Accountable plans reimburse vehicle mileage, continuing education, licensing, and professional dues as pre-tax business expenses instead of post-tax owner distributions, lowering taxable income without reducing cash flow. These reimbursements are ordinary business expenses and do not inflate EBITDA, but they do shift dollars from taxable distribution to deductible expense, increasing your after-tax cash by 30 to 40 percent on qualifying spend. Buyers expect accountable plans in well-run practices and do not penalize EBITDA for properly documented reimbursements.
Retirement contributions deduct from business income only when funded through W-2 salary deferrals or employer profit-sharing tied to compensation, not from post-tax distributions. If you fund a SEP or 401(k) from distributions, you pay tax twice: once on the distribution and again when you withdraw from the plan. Timing matters because contributions made in the year of sale reduce taxable proceeds, but contributions made the year prior maximize deferral without complicating the transaction. We model contribution elections against your sale timeline to optimize lifetime tax, not just current-year savings.

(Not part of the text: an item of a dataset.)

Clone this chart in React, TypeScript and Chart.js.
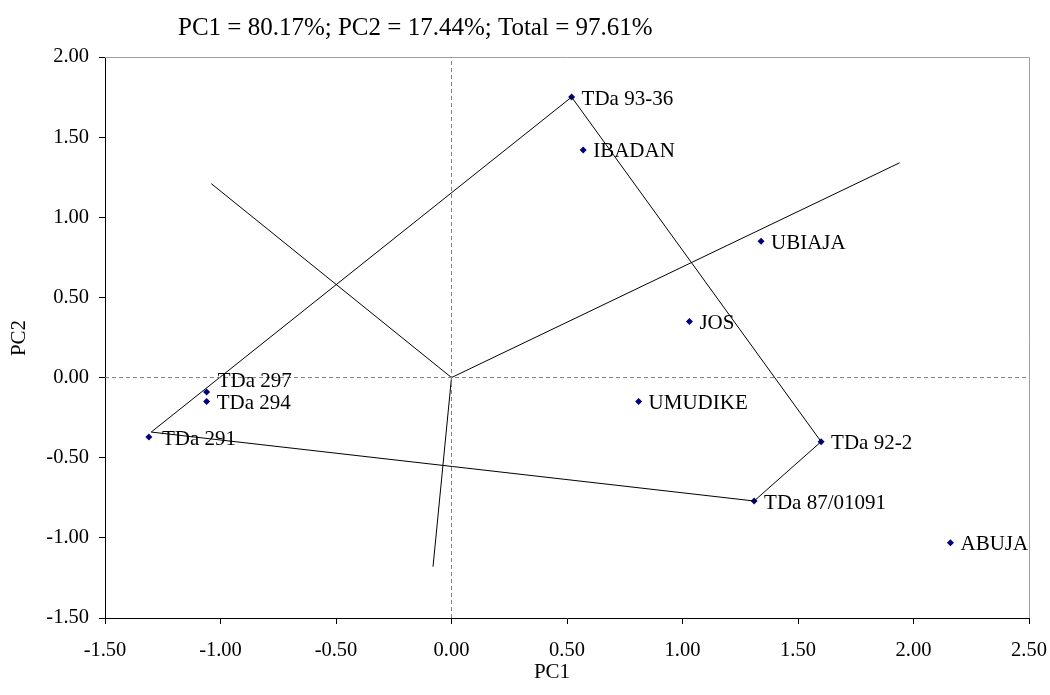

Multi-doctor partnerships should tie partner draws to individual revenue per doctor or weighted production, not equal splits, so each DVM's compensation reflects their contribution to practice EBITDA. Equal splits hide per-doctor variance and weaken buyer confidence in transferable economics, especially if one partner produces significantly more than others. Partner draws should be formalized in an operating agreement with salary floors and quarterly true-ups to production, avoiding phantom income where a partner is taxed on practice earnings they never received. Clean per-doctor splits also clarify staff utilization and capture rate at the doctor level, both of which buyers underwrite separately.